Frustrated, Trump is likely to turn his venom on Iran. He won’t tear up the nuclear deal, because even the Israelis have come to believe it is better than no deal at this point, since the Europeans would not agree to reimpose sanctions unless the Iranians violate the agreement. But Trump might well push for more sanctions related to Iran’s missile program or more pushback against its forces and proxies in Iraq, Syria, Lebanon, Yemen, and Bahrain. That however would give Iran good reason to solidify its alliance with Russia, making any attempt at rapprochement with Moscow even more unlikely to succeed.
So Trump’s bromance with Putin is not going to be consummated. Moscow knows and has already toned down its media enthusiasm for its favorite American presidential candidate. Trump is still enamored, but with H.R. McMaster as National Security Adviser and James Mattis as Secretary of Defense it will be hard to move the machinery of government into support for a bad deal with Moscow. Rex Tillerson, who might feel differently, is proving a non-entity at the State Department, where he is fighting a rearguard action against giant budget cuts rather than contributing to foreign policy.
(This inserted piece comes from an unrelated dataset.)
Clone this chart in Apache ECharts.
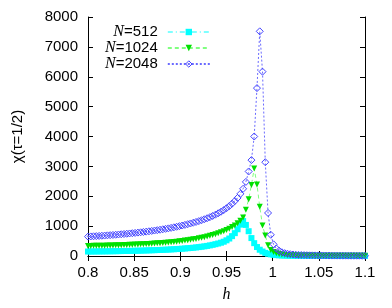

The Trump Administration has anyway done little to clarify its distinct foreign policy views other than intensifying drone strikes in Yemen, canning the Trans Pacific Partnership intended to counter increasing Chinese influence in the Asia Pacific, and claiming to have started on design of the wall with Mexico. Mostly Trump has abandoned his previous radical views. He is not moving the American embassy in Israel from Tel Aviv to Jerusalem, nor is he abandoning the NATO Alliance. Even renegotiation of the North American Free Trade Agreement is looking dicey, because Mexico and Canada have made it clear they will come to the table with their own demands. Trump has now reaffirmed the One China policy.
The Administration has not however changed its radical view on the European Union, which Trump regards as disadvantageous to the US. He should consult his friends in Moscow on that subject: they are determined to block expansion of EU membership and influence, which Putin views as an instrument that benefits the US. Trump could learn a lot from Putin, if only he would stop liking the guy (and doing his bidding) and start understanding that an autocratic Moscow is not democratic America’s best friend. That would require Trump to identify as a democratic leader, which he doesn’t. That’s the real Moscow connection.